● **Source excerpt**
(begin)
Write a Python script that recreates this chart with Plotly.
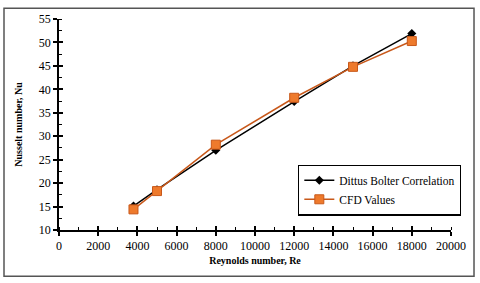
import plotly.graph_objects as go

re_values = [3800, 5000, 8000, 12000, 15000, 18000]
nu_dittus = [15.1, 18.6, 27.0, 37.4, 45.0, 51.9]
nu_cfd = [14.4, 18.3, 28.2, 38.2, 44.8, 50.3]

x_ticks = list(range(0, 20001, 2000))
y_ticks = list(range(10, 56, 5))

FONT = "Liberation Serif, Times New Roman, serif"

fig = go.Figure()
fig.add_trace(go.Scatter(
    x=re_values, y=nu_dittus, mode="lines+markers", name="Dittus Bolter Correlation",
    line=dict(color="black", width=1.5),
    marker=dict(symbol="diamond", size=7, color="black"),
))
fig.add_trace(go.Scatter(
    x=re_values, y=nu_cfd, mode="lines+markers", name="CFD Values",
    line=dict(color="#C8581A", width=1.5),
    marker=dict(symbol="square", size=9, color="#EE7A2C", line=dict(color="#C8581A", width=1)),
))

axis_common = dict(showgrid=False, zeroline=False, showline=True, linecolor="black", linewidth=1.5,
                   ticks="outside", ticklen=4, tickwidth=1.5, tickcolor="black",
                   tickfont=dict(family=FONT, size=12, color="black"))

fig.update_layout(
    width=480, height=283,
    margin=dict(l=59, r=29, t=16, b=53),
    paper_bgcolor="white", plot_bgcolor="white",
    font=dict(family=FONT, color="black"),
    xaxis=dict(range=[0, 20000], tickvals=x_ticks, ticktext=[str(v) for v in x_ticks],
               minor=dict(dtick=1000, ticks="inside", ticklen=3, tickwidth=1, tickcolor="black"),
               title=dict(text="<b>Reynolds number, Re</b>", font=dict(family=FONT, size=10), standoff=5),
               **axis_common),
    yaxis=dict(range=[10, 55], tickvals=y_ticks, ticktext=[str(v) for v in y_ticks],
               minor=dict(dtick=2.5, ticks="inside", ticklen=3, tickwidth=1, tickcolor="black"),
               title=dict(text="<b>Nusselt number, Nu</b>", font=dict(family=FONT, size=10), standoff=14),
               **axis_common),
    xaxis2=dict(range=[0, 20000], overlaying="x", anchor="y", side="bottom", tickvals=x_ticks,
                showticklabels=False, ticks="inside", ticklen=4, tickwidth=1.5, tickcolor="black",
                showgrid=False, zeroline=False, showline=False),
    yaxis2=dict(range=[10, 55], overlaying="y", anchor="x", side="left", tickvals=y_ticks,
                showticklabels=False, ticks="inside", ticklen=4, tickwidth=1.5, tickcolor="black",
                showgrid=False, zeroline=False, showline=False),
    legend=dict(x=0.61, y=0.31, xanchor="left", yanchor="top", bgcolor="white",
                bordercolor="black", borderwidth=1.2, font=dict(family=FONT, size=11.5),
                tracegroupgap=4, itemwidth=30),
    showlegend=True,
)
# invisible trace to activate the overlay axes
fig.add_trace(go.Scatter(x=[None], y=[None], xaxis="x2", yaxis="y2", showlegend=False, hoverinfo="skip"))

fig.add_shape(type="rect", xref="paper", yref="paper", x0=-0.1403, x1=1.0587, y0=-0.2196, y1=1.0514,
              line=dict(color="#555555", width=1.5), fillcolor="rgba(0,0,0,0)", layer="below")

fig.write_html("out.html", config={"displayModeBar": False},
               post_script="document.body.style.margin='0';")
(end)
● **Task instructions**
Omit the pictures, then quote the rest of the material above exactly.

● **Result of this task**
Write a Python script that recreates this chart with Plotly.
import plotly.graph_objects as go

re_values = [3800, 5000, 8000, 12000, 15000, 18000]
nu_dittus = [15.1, 18.6, 27.0, 37.4, 45.0, 51.9]
nu_cfd = [14.4, 18.3, 28.2, 38.2, 44.8, 50.3]

x_ticks = list(range(0, 20001, 2000))
y_ticks = list(range(10, 56, 5))

FONT = "Liberation Serif, Times New Roman, serif"

fig = go.Figure()
fig.add_trace(go.Scatter(
    x=re_values, y=nu_dittus, mode="lines+markers", name="Dittus Bolter Correlation",
    line=dict(color="black", width=1.5),
    marker=dict(symbol="diamond", size=7, color="black"),
))
fig.add_trace(go.Scatter(
    x=re_values, y=nu_cfd, mode="lines+markers", name="CFD Values",
    line=dict(color="#C8581A", width=1.5),
    marker=dict(symbol="square", size=9, color="#EE7A2C", line=dict(color="#C8581A", width=1)),
))

axis_common = dict(showgrid=False, zeroline=False, showline=True, linecolor="black", linewidth=1.5,
                   ticks="outside", ticklen=4, tickwidth=1.5, tickcolor="black",
                   tickfont=dict(family=FONT, size=12, color="black"))

fig.update_layout(
    width=480, height=283,
    margin=dict(l=59, r=29, t=16, b=53),
    paper_bgcolor="white", plot_bgcolor="white",
    font=dict(family=FONT, color="black"),
    xaxis=dict(range=[0, 20000], tickvals=x_ticks, ticktext=[str(v) for v in x_ticks],
               minor=dict(dtick=1000, ticks="inside", ticklen=3, tickwidth=1, tickcolor="black"),
               title=dict(text="<b>Reynolds number, Re</b>", font=dict(family=FONT, size=10), standoff=5),
               **axis_common),
    yaxis=dict(range=[10, 55], tickvals=y_ticks, ticktext=[str(v) for v in y_ticks],
               minor=dict(dtick=2.5, ticks="inside", ticklen=3, tickwidth=1, tickcolor="black"),
               title=dict(text="<b>Nusselt number, Nu</b>", font=dict(family=FONT, size=10), standoff=14),
               **axis_common),
    xaxis2=dict(range=[0, 20000], overlaying="x", anchor="y", side="bottom", tickvals=x_ticks,
                showticklabels=False, ticks="inside", ticklen=4, tickwidth=1.5, tickcolor="black",
                showgrid=False, zeroline=False, showline=False),
    yaxis2=dict(range=[10, 55], overlaying="y", anchor="x", side="left", tickvals=y_ticks,
                showticklabels=False, ticks="inside", ticklen=4, tickwidth=1.5, tickcolor="black",
                showgrid=False, zeroline=False, showline=False),
    legend=dict(x=0.61, y=0.31, xanchor="left", yanchor="top", bgcolor="white",
                bordercolor="black", borderwidth=1.2, font=dict(family=FONT, size=11.5),
                tracegroupgap=4, itemwidth=30),
    showlegend=True,
)
# invisible trace to activate the overlay axes
fig.add_trace(go.Scatter(x=[None], y=[None], xaxis="x2", yaxis="y2", showlegend=False, hoverinfo="skip"))

fig.add_shape(type="rect", xref="paper", yref="paper", x0=-0.1403, x1=1.0587, y0=-0.2196, y1=1.0514,
              line=dict(color="#555555", width=1.5), fillcolor="rgba(0,0,0,0)", layer="below")

fig.write_html("out.html", config={"displayModeBar": False},
               post_script="document.body.style.margin='0';")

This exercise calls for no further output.